Près de dix ans après la sortie de l’album Ceux qui me restent, le scénariste Damien Marie et l’illustrateur Laurent Bonneau font de nouveau équipe pour livrer un récit émouvant axé autour d’une relation père-fille avec le roman graphique Ceux qui me touchent.
Aude est infirmière de nuit dans un hôpital public où le manque de ressources et de personnel la force souvent à faire du temps supplémentaire. Ancien élève des Arts appliqués, Fabien bosse dans un abattoir porcin, un emploi qu’il déteste et qui ne devait être que temporaire, mais qu’il conserve afin de subvenir aux besoins de sa famille. La seule joie du couple dans cette routine les abrutissant tous les deux est leur fille Élisa, qu’ils ont eue après avoir tout essayé pendant 12 bonnes années, du spermogramme au bilan de fertilité, en passant par la recherche de facteurs génétiques, l’insémination artificielle et la fécondation in vitro.
Aujourd’hui, Élisa est âgée de cinq ans. Avant de s’endormir, elle exige toujours qu’on lui fasse la lecture. Un soir, après une journée particulièrement pénible à l’abattoir, Fabien n’a pas vraiment envie de lire « Les Trois Petits Cochons » à sa fille (on le comprend, le pauvre). Cette dernière lui demande alors de lui inventer un conte dans lequel il y aurait une princesse, un chaton, un loup, un château, un bâton arc-en-ciel et trois mignons porcelets. En bon père de famille, Fabien s’exécute, mais la fable qu’il construit de toutes pièces commence à s’insinuer dans sa propre vie, et quand il sauve un porc tatoué de l’abattoir, cet événement le motivera à changer sa propre histoire.

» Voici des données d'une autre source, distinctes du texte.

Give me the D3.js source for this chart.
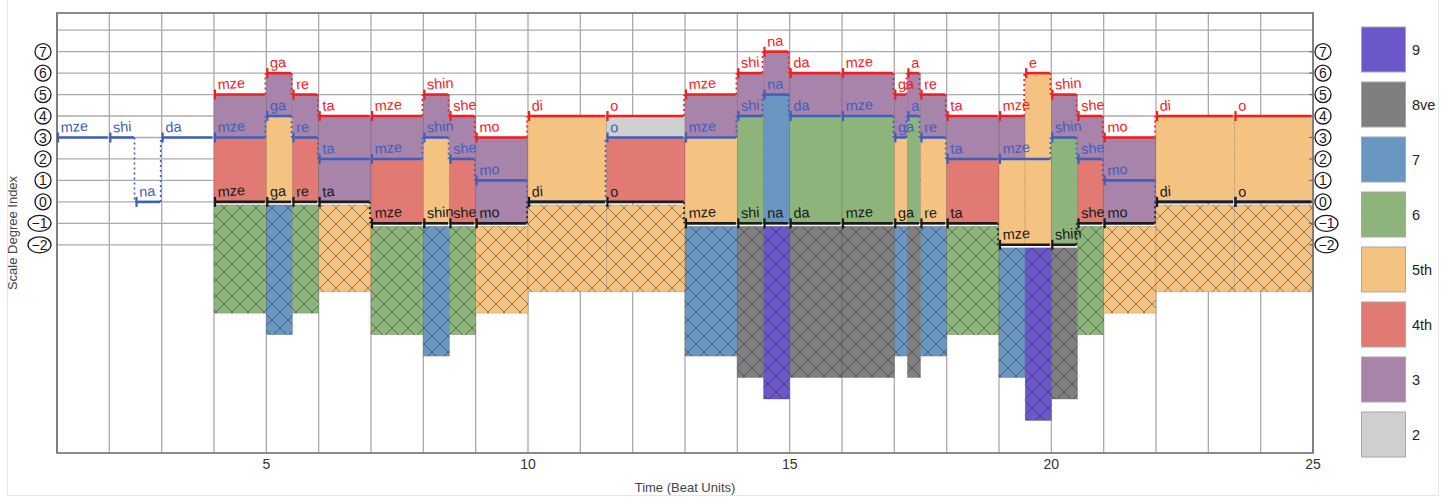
<!DOCTYPE html>
<html><head><meta charset="utf-8">
<script src="https://cdn.jsdelivr.net/npm/d3@7"></script>
<style>
body{margin:0;background:#fff}
svg{display:block}
text{font-family:"Liberation Sans",Arial,Helvetica,sans-serif}
</style>
</head><body>
<svg id="chart" width="1454" height="498"></svg>
<script>
// ---------------- data ----------------
const timeEnd = 25;
// middle voice (blue)
const midStart = [1,2,2.5,3,4,5,5.5,6,7,8,8.5,9,10,11.5,13,14,14.5,15,16,17,17.25,17.5,18,19,20,20.5,21,22,23.5];
const midLevel = [3,3,0,3,3,4,3,2,2,3,2,1,0,3,3,4,5,4,4,3,4,3,2,2,3,2,1,0,0];
const midSyl   = ["mze","shi","na","da","mze","ga","re","ta","mze","shin","she","mo","di","o","mze","shi","na","da","mze","ga","a","re","ta","mze","shin","she","mo","di","o"];
// top voice (red)
const topStart = [4,5,5.5,6,7,8,8.5,9,10,11.5,13,14,14.5,15,16,17,17.25,17.5,18,19,19.5,20,20.5,21,22,23.5];
const topLevel = [5,6,5,4,4,5,4,3,4,4,5,6,7,6,6,5,6,5,4,4,6,5,4,3,4,4];
const topSyl   = ["mze","ga","re","ta","mze","shin","she","mo","di","o","mze","shi","na","da","mze","ga","a","re","ta","mze","e","shin","she","mo","di","o"];
// bottom voice (black)
const botStart = [4,5,5.5,6,7,8,8.5,9,10,11.5,13,14,14.5,15,16,17,17.5,18,19,20,20.5,21,22,23.5];
const botLevel = [0,0,0,0,-1,-1,-1,-1,0,0,-1,-1,-1,-1,-1,-1,-1,-1,-2,-2,-1,-1,0,0];
const botSyl   = ["mze","ga","re","ta","mze","shin","she","mo","di","o","mze","shi","na","da","mze","ga","re","ta","mze","shin","she","mo","di","o"];
// interval categories (index = scale-degree distance - 1)
const intervalNames  = ["2","3","4th","5th","6","7","8ve","9"];
const intervalColors = ["#d0d0d0","#a884ab","#e07a73","#f5c381","#8db57b","#6997c1","#7f7f7f","#6b57c9"];
const yTickLabels = [-2,-1,0,1,2,3,4,5,6,7];
const yGrid = [-2,-1,0,1,2,3,4,5,6,7,8];
const xTickLabels = [5,10,15,20,25];
const xGrid = d3.range(1,26);

// ---------------- setup ----------------
const svg = d3.select("#chart");
const x = d3.scaleLinear().domain([1,25]).range([57,1313]);
const y = d3.scaleLinear().domain([-11.7,8.8]).range([453,13]);
const colorOf = d => intervalColors[d-1];

// outer faint frame
svg.append("rect").attr("x",7.5).attr("y",-2).attr("width",1431).attr("height",497.5)
  .attr("fill","none").attr("stroke","#e6e6e6").attr("stroke-width",1);

// hatch patterns
const defs = svg.append("defs");
intervalColors.forEach((c,i)=>{
  const p = defs.append("pattern").attr("id","h"+i).attr("patternUnits","userSpaceOnUse")
    .attr("width",16).attr("height",16);
  p.append("rect").attr("width",16).attr("height",16).attr("fill",c);
  p.append("path").attr("d","M0,0L16,16M16,0L0,16M-2,14L2,18M14,-2L18,2M-2,2L2,-2M14,18L18,14")
    .attr("stroke","rgba(30,30,30,0.55)").attr("stroke-width",0.85);
});

// grid
const grid = svg.append("g");
grid.selectAll("line.v").data(xGrid).join("line")
  .attr("x1",d=>x(d)).attr("x2",d=>x(d)).attr("y1",y.range()[1]).attr("y2",y.range()[0])
  .attr("stroke","#ababab").attr("stroke-width",1.3);
grid.selectAll("line.h").data(yGrid).join("line")
  .attr("x1",x(1)).attr("x2",x(25)).attr("y1",d=>y(d)).attr("y2",d=>y(d))
  .attr("stroke","#ababab").attr("stroke-width",1.3);

// segments
const levelAt = (starts,levels,t)=>{const i=d3.bisectRight(starts,t)-1;return i>=0?levels[i]:null;};
const bounds = Array.from(new Set([...topStart,...botStart,...midStart.filter(s=>s>=4),timeEnd])).sort((a,b)=>a-b);
const segs = [];
for(let i=0;i<bounds.length-1;i++){
  const a=bounds[i], b=bounds[i+1], t=(a+b)/2;
  const bl=levelAt(botStart,botLevel,t), ml=levelAt(midStart,midLevel,t), tl=levelAt(topStart,topLevel,t);
  if(bl===null||tl===null) continue;
  segs.push({a,b,bl,ml,tl});
}
const bars = svg.append("g");
segs.forEach(s=>{
  const d1=s.ml-s.bl, d2=s.tl-s.ml, d3=s.tl-s.bl;
  if(d1>=1) bars.append("rect").attr("x",x(s.a)).attr("width",x(s.b)-x(s.a))
    .attr("y",y(s.ml)).attr("height",y(s.bl)-y(s.ml)).attr("fill",colorOf(d1))
    .attr("stroke","rgba(0,0,0,0.18)").attr("stroke-width",0.7);
  if(d2>=1) bars.append("rect").attr("x",x(s.a)).attr("width",x(s.b)-x(s.a))
    .attr("y",y(s.tl)).attr("height",y(s.ml)-y(s.tl)).attr("fill",colorOf(d2))
    .attr("stroke","rgba(0,0,0,0.18)").attr("stroke-width",0.7);
  if(d3>=1) bars.append("rect").attr("x",x(s.a)).attr("width",x(s.b)-x(s.a))
    .attr("y",y(s.bl)+3).attr("height",(y(s.bl-d3)+4)-(y(s.bl)+3))
    .attr("fill","url(#h"+(d3-1)+")")
    .attr("stroke","rgba(0,0,0,0.2)").attr("stroke-width",0.7);
});

// plot border
svg.append("rect").attr("x",x(1)).attr("y",y.range()[1]).attr("width",x(25)-x(1)).attr("height",y.range()[0]-y.range()[1])
  .attr("fill","none").attr("stroke","#6e6e6e").attr("stroke-width",1.6);
// right axis ticks
svg.selectAll("line.rt").data(yTickLabels).join("line")
  .attr("x1",x(25)-4).attr("x2",x(25)).attr("y1",d=>y(d)).attr("y2",d=>y(d))
  .attr("stroke","#6e6e6e").attr("stroke-width",1.2);

// voices
function drawVoice(starts,levels,syls,color,hideLabel){
  const g=svg.append("g");
  const notes=starts.map((s,i)=>({s,e:i<starts.length-1?starts[i+1]:timeEnd,l:levels[i],syl:syls[i]}));
  notes.forEach((n,i)=>{
    if(i>0){
      const p=notes[i-1];
      if(p.l!==n.l) g.append("line").attr("x1",x(n.s)-1).attr("x2",x(n.s)-1)
        .attr("y1",y(p.l)).attr("y2",y(n.l)).attr("stroke",color).attr("stroke-width",1.6)
        .attr("stroke-dasharray","2,3");
    }
    g.append("line").attr("x1",x(n.s)).attr("x2",x(n.e)-1.5).attr("y1",y(n.l)).attr("y2",y(n.l))
      .attr("stroke",color).attr("stroke-width",2.6);
    g.append("line").attr("x1",x(n.s)+1).attr("x2",x(n.s)+1).attr("y1",y(n.l)-5).attr("y2",y(n.l)+5)
      .attr("stroke",color).attr("stroke-width",2.2);
    if(hideLabel && hideLabel(n)) return;
    const tx=x(n.s)+4, ty=y(n.l)-5;
    g.append("text").attr("x",tx).attr("y",ty).attr("transform",`rotate(-4,${tx},${ty})`)
      .attr("fill",color).attr("font-size",14.5).text(n.syl);
  });
}
// middle labels hidden where the middle voice sits in unison with the bottom voice
drawVoice(midStart,midLevel,midSyl,"#3f5fbd",n=>levelAt(botStart,botLevel,n.s+0.01)===n.l);
drawVoice(botStart,botLevel,botSyl,"#1a1a1a");
drawVoice(topStart,topLevel,topSyl,"#f01e1e");

// circled y labels
function circled(xPos,anchorRight){
  const g=svg.append("g");
  yTickLabels.forEach(v=>{
    const t=g.append("text").attr("y",y(v)).attr("dy","0.36em").attr("font-size",14)
      .attr("fill","#1a1a1a").attr("text-anchor","middle").text(v<0?"\u2212"+(-v):String(v));
    const w=t.node().getComputedTextLength();
    const rx=Math.max(8,w/2+3.5), ry=8;
    const cx=anchorRight? xPos-rx : xPos+rx;
    t.attr("x",cx);
    g.insert("ellipse","text").attr("cx",cx).attr("cy",y(v)).attr("rx",rx).attr("ry",ry)
      .attr("fill","#fff").attr("stroke","#1a1a1a").attr("stroke-width",1.3);
  });
}
circled(51,true);
circled(1315,false);

// x tick labels
svg.selectAll("text.xt").data(xTickLabels).join("text")
  .attr("x",d=>x(d)).attr("y",469).attr("text-anchor","middle").attr("font-size",14).attr("fill","#333").text(d=>d);
svg.append("text").attr("x",(x(1)+x(25))/2).attr("y",492).attr("text-anchor","middle")
  .attr("font-size",13).attr("fill","#444").text("Time (Beat Units)");
svg.append("text").attr("transform","translate(17,233) rotate(-90)").attr("text-anchor","middle")
  .attr("font-size",13).attr("fill","#444").text("Scale Degree Index");

// legend
const lg=svg.append("g");
const legendOrder=d3.range(intervalNames.length).reverse();
legendOrder.forEach((k,i)=>{
  const yy=27+i*55;
  lg.append("rect").attr("x",1361.5).attr("y",yy).attr("width",44).attr("height",45)
    .attr("fill",intervalColors[k]).attr("stroke","#a8a8a8").attr("stroke-width",1);
  lg.append("text").attr("x",1412).attr("y",yy+23).attr("dy","0.36em").attr("font-size",14.5)
    .attr("fill","#222").text(intervalNames[k]);
});
</script>
</body></html>
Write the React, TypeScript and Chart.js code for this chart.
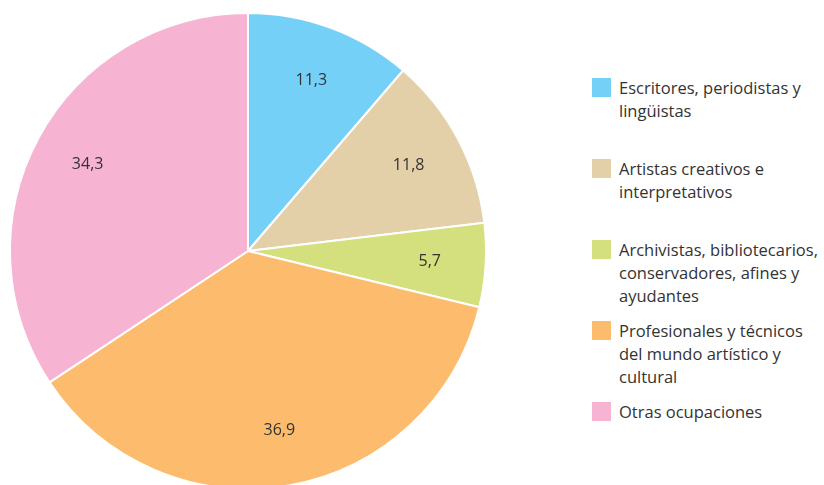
import React, { useEffect, useRef } from "react";
import { Chart, registerables } from "chart.js";

Chart.register(...registerables);

const categories = [
  "Escritores, periodistas y lingüistas",
  "Artistas creativos e interpretativos",
  "Archivistas, bibliotecarios, conservadores, afines y ayudantes",
  "Profesionales y técnicos del mundo artístico y cultural",
  "Otras ocupaciones",
];
const legendLines = [
  ["Escritores, periodistas y", "lingüistas"],
  ["Artistas creativos e", "interpretativos"],
  ["Archivistas, bibliotecarios,", "conservadores, afines y", "ayudantes"],
  ["Profesionales y técnicos", "del mundo artístico y", "cultural"],
  ["Otras ocupaciones"],
];
const values = [11.3, 11.8, 5.7, 36.9, 34.3];
const colors = ["#75d0f7", "#e3d0a9", "#d4e07d", "#fdbc6d", "#f7b3d2"];

const FONT = "'Open Sans', 'Noto Sans', sans-serif";

const labelPlugin = {
  id: "sliceLabels",
  afterDatasetsDraw(chart: any) {
    const ctx = chart.ctx;
    const meta = chart.getDatasetMeta(0);
    ctx.save();
    ctx.fillStyle = "#333333";
    ctx.font = `16px ${FONT}`;
    ctx.textAlign = "center";
    ctx.textBaseline = "middle";
    meta.data.forEach((arc: any, i: number) => {
      const p = arc.getProps(["x", "y", "startAngle", "endAngle", "outerRadius"], true);
      const a = (p.startAngle + p.endAngle) / 2;
      const r = p.outerRadius * 0.765;
      const txt = values[i].toFixed(1).replace(".", ",");
      ctx.fillText(txt, p.x + Math.cos(a) * r, p.y + Math.sin(a) * r);
    });
    ctx.restore();
  },
};

export default function App() {
  const ref = useRef<HTMLCanvasElement>(null);
  useEffect(() => {
    if (!ref.current) return;
    const chart = new Chart(ref.current, {
      type: "pie",
      data: {
        labels: categories,
        datasets: [
          {
            data: values,
            backgroundColor: colors,
            borderColor: "#ffffff",
            borderWidth: 2,
            radius: 238,
          },
        ],
      },
      options: {
        responsive: false,
        animation: false,
        layout: { padding: 0 },
        plugins: { legend: { display: false }, tooltip: { enabled: false } },
      },
      plugins: [labelPlugin],
    });
    return () => chart.destroy();
  }, []);

  return (
    <div style={{ position: "fixed", left: 0, top: 0, width: 824, height: 485, background: "#fff", overflow: "hidden" }}>
      <canvas ref={ref} width={496} height={502} style={{ position: "absolute", left: 0, top: 0 }} />
      <div style={{ position: "absolute", left: 592, top: 77, width: 232, fontFamily: FONT, color: "#333", fontSize: 16.5, lineHeight: "23px" }}>
        {categories.map((c, i) => (
          <div key={c} style={{ display: "flex", height: 81, alignItems: "flex-start" }}>
            <div style={{ width: 19, height: 19, background: colors[i], flex: "0 0 19px", marginTop: 1 }} />
            <div style={{ marginLeft: 8, whiteSpace: "nowrap", marginTop: -1 }}>
              {legendLines[i].map((l) => (
                <div key={l}>{l}</div>
              ))}
            </div>
          </div>
        ))}
      </div>
    </div>
  );
}
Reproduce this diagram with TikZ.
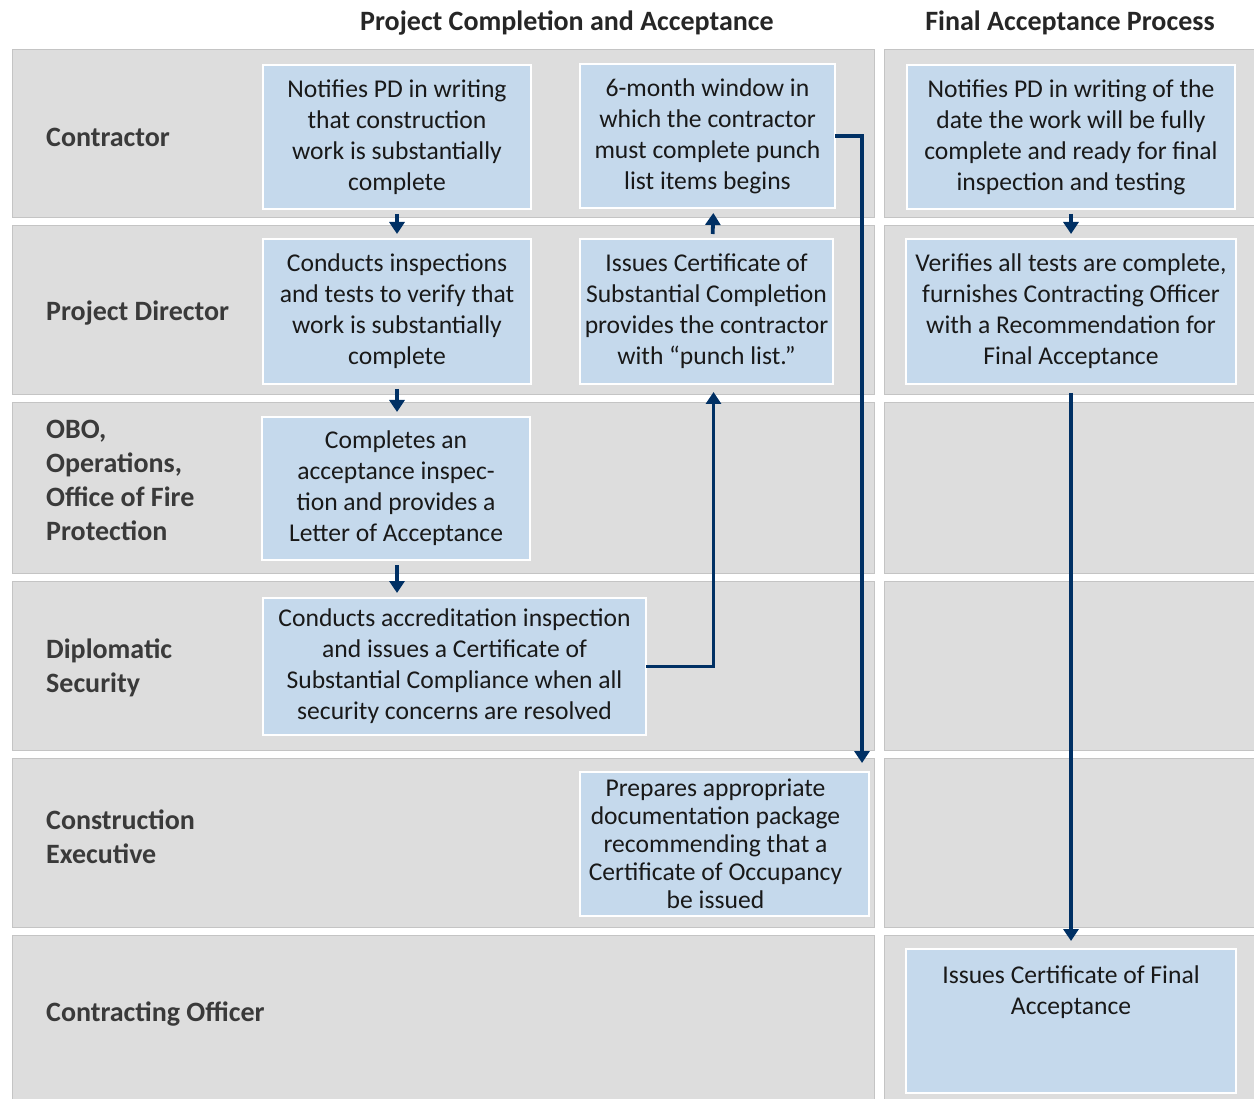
\documentclass[tikz,border=0pt]{standalone}
\usepackage{fontspec}
\setmainfont{Carlito}
\usetikzlibrary{arrows.meta}

\definecolor{bandgray}{RGB}{221,221,221}
\definecolor{bandline}{RGB}{196,196,196}
\definecolor{boxblue}{RGB}{197,217,236}
\definecolor{flownavy}{RGB}{0,48,100}
\definecolor{lanegray}{RGB}{58,58,58}
\newcommand{\padr}{\rule{18pt}{0pt}}

\begin{document}
\begin{tikzpicture}[x=1pt,y=-1pt,
    band/.style={fill=bandgray, draw=bandline, line width=1pt},
    lane/.style={anchor=west, align=left, inner sep=0pt, text=lanegray,
      font=\fontsize{28}{34}\selectfont\bfseries},
    stage/.style={fill=boxblue, draw=white, line width=2.5pt, outer sep=0pt,
      inner sep=0pt, align=center, text=black!90,
      font=\fontsize{25.6}{31}\selectfont},
    flow/.style={draw=flownavy, line width=3.8pt,
      -{Triangle[width=15pt,length=12pt]}}]
  \useasboundingbox (0,0) rectangle (1254,1099);

  % swimlane bands
  \foreach \top/\bot in {50/218, 226/395, 403/573, 581/750, 758/927, 935/1099} {
    \path[band] (12,\top) rectangle (874,\bot);
    \path[band] (884,\top) rectangle (1254,\bot);
  }

  % column headings
  \begin{scope}[every node/.style={font=\fontsize{28}{34}\selectfont\bfseries, text=black!85}]
    \node (hleft) at (567,23) {Project Completion and Acceptance};
    \node (hright) at (1070,23) {Final Acceptance Process};
  \end{scope}

  % lane labels
  \node[lane] (lcon) at (46,137) {Contractor};
  \node[lane] (lpd) at (46,313) {Project Director};
  \node[lane] (lobo) at (46,480) {OBO,\\Operations,\\Office of Fire\\Protection};
  \node[lane] (lds) at (46,668) {Diplomatic\\Security};
  \node[lane] (lce) at (46,837) {Construction\\Executive};
  \node[lane] (lco) at (46,1014) {Contracting Officer};

  % steps
  \begin{scope}[every node/.style={stage}]
    \node[minimum width=268, minimum height=144] (A1) at (397,137)
      {Notifies PD in writing\\that construction\\work is substantially\\complete};
    \node[minimum width=255, minimum height=144] (A2) at (707.5,136)
      {6-month window in\\which the contractor\\must complete punch\\list items begins};
    \node[minimum width=328, minimum height=144] (A3) at (1071,137)
      {Notifies PD in writing of the\\date the work will be fully\\complete and ready for final\\inspection and testing};
    \node[minimum width=268, minimum height=145] (B1) at (397,311.5)
      {Conducts inspections\\and tests to verify that\\work is substantially\\complete};
    \node[minimum width=253, minimum height=145] (B2) at (706.5,311.5)
      {Issues Certificate of\\Substantial Completion\\provides the contractor\\with “punch list.”};
    \node[minimum width=330, minimum height=145] (B3) at (1071,311.5)
      {Verifies all tests are complete,\\furnishes Contracting Officer\\with a Recommendation for\\Final Acceptance};
    \node[minimum width=268, minimum height=143] (C1) at (396,488.5)
      {Completes an\\acceptance inspec-\\tion and provides a\\Letter of Acceptance};
    \node[minimum width=383, minimum height=137] (D1) at (454.5,666.5)
      {Conducts accreditation inspection\\and issues a Certificate of\\Substantial Compliance when all\\security concerns are resolved};
    \node[minimum width=289, minimum height=144, font=\fontsize{25.6}{28}\selectfont] (E1) at (724.5,844)
      {Prepares appropriate\padr\\documentation package\padr\\recommending that a\padr\\Certificate of Occupancy\padr\\be issued\padr};
    \node[minimum width=330, minimum height=144] (F1) at (1071,1021)
      {Issues Certificate of Final\\Acceptance\\~\\~};
  \end{scope}

  % connectors
  \begin{scope}[every edge/.style={flow, shorten <=5pt, shorten >=5pt}]
    \path (A1) edge (B1);
    \path (B1.south) edge (B1.south |- C1.north);
    \path (B1.south |- C1.south) edge (B1.south |- D1.north);
    \path ([xshift=6pt]B2.north) edge ([xshift=6pt]A2.south);
    \path (A3) edge (B3);
    \path (B3) edge[shorten <=9pt, shorten >=8pt] (F1);
  \end{scope}
  \draw[flow] (D1.east) -| ([xshift=7pt,yshift=-8pt]B2.south);
  \draw[flow] (A2.east) -| ([xshift=-7pt,yshift=9pt]E1.north east);
\end{tikzpicture}
\end{document}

Décrit par son auteur comme un « maelström de sentiments et de ressentiments », Ceux qui me touchent brosse le portrait d’une famille comme tant d’autres, bien que le roman graphique s’axe davantage sur le père et son rôle traditionnel de pourvoyeur. Opposant l’imagination fertile des enfants, avant que ceux-ci ne soient formattés par la société et ses institutions, à la résignation des adultes et aux sacrifices que ceux-ci font pour leur progéniture, allant jusqu’à l’oubli de soi et de ses propres aspirations, cette histoire tristement réaliste ne verse jamais dans le misérabilisme, puisqu’elle célèbre au final le pouvoir de l’imagination, qui permet de modifier sa réalité afin qu’elle se conforme un peu plus à nos désirs.
Au-delà de la simple cellule familiale, Ceux qui me touchent jette un regard lucide sur notre société contemporaine dominée par l’argent, et les conséquences du travail à la chaîne. À travers le personnage de Fabien, le scénariste Damien Marie lève également le voile sur les coulisses des abattoirs modernes, ces grandes fabriques de viande industrielles, se moquant au passage de la notion de bientraitance des animaux, la qualifiant de « marketing de la bonne conscience », puisque ces bêtes sont quand même destinées à mourir pour nous nourrir. Il aborde en plus la marchandisation de l’art, le processus de création, et le sens donné à une œuvre, qui diffère en fonction de la personne qui la regarde.
À la fois minimalistes et artistiques, les illustrations de Laurent Bonneau transmettent l’émotion à travers un simple regard, ou la tendresse d’un geste. Il croque les scènes les plus banales du quotidien dans des angles surprenants, ce qui les dynamisent. Il fait aussi preuve de beaucoup de pudeur en mettant en images les horreurs de l’abattoir. L’artiste se sert d’abord du pinceau et de l’aquarelle pour tracer les contours d’une scène, avant de raffiner ses dessins à l’aide de lignes anguleuses tracées à l’encre. Très beau, le résultat est souvent plus proche de la peinture que du dessin. Sa coloration se limite à une seule couleur dominante par planche (orange, violet, vert, etc.). Il passe habituellement d’une teinte à une autre pour marquer les changements de séquences, une technique narrative simple mais efficace.
Pas besoin d’être parent pour apprécier Ceux qui me touchent, puisque tous ceux et celles qui ont mis de côté leurs rêves de jeunesse pour gagner leur croûte ou qui se sentent prisonniers d’un travail purement alimentaire se reconnaîtront dans ce récit aussi poignant qu’inspirant.
Ceux qui me touchent, de Damien Marie et Laurent Bonneau. Publié aux éditions Grand Angle, 224 pages.